A 27-year-old man shot by an off-duty Spokane police officer earlier this week has a criminal past, while Officer James “Jay” Olsen’s personnel file indicates only upstanding behavior.

Spokane County sheriff’s deputies are investigating what happened early Monday when Shonto K. Pete was shot in the head by Olsen. The officer claims Pete was stealing his truck from outside a downtown bar.

Since Pete and Olsen have been unavailable for interviews, court records and Police Department files are the only information available to lend insight.

Pete’s criminal record shows traffic infractions, a drunken driving conviction and domestic assault, but nothing that indicates a pattern of theft.

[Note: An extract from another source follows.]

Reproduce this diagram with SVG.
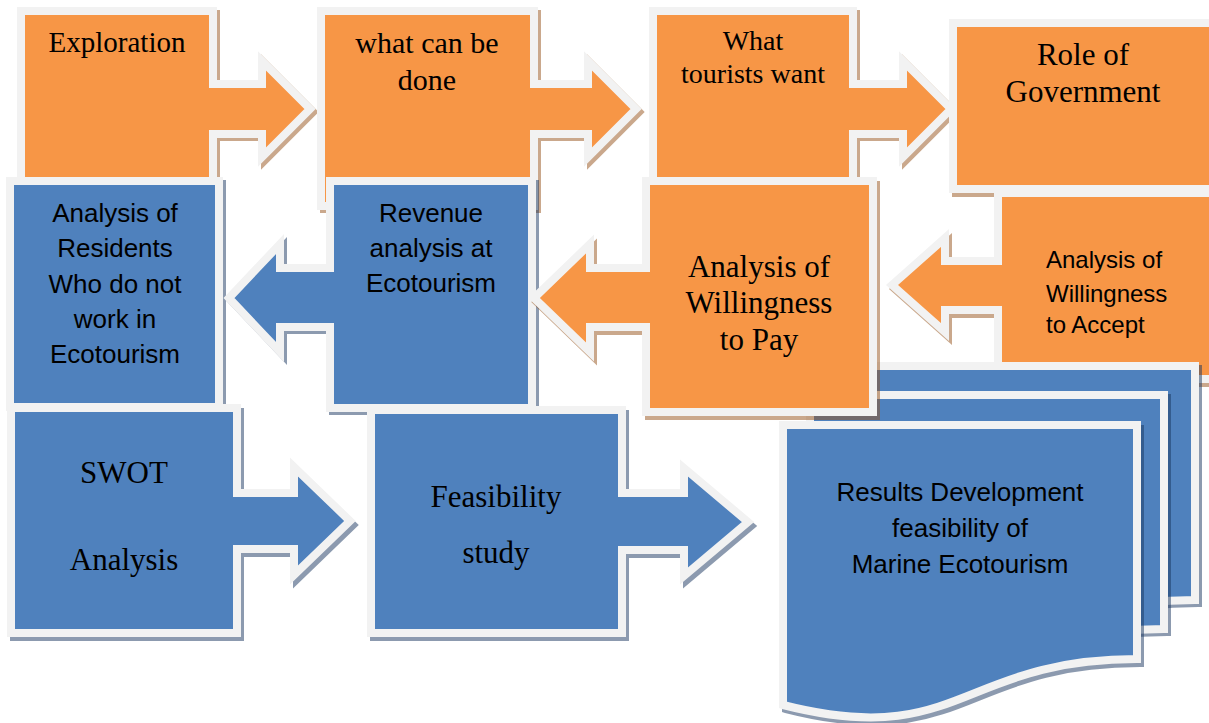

He has no felony convictions on his record, said his attorney, David Partovi.

Last month, Pete was convicted of driving under the influence and is currently on two years probation for the charge, court records show. On Feb. 16, he was sentenced to 90 days in jail with eight days credit for time served, but he was not kept in jail.

In 2000, Pete was convicted of second-degree negligent driving. In July 2004, he spent six days in jail for malicious mischief/domestic violence and domestic violence assault.

A search of Washington District Court records lists several of the Spokane police officers Pete encountered during his arrests, and Olsen’s name was not among them.

The Spokane city attorney’s office has released Olsen’s personnel file. According to the letter attached to the documents, the file is complete.

Olsen, a 16-year veteran of the department, has letters of thanks and commendations dating back to 1992. Excerpts from the documents describe Olsen as a “hero,” “prompt, courteous and professional,” “helpful” and “loving.”

Olsen was one of the officers mentioned in a Letter of Commendation regarding a 2005 gang shooting. Olsen also received commendations for training a rookie officer, a domestic violence call, police academy demonstrations and a rape investigation.

Several residents wrote letters to the department after Olsen, alone or accompanying other officers, responded to their homes on emergency calls.

The file had no records indicating discipline since Olsen has been with the department.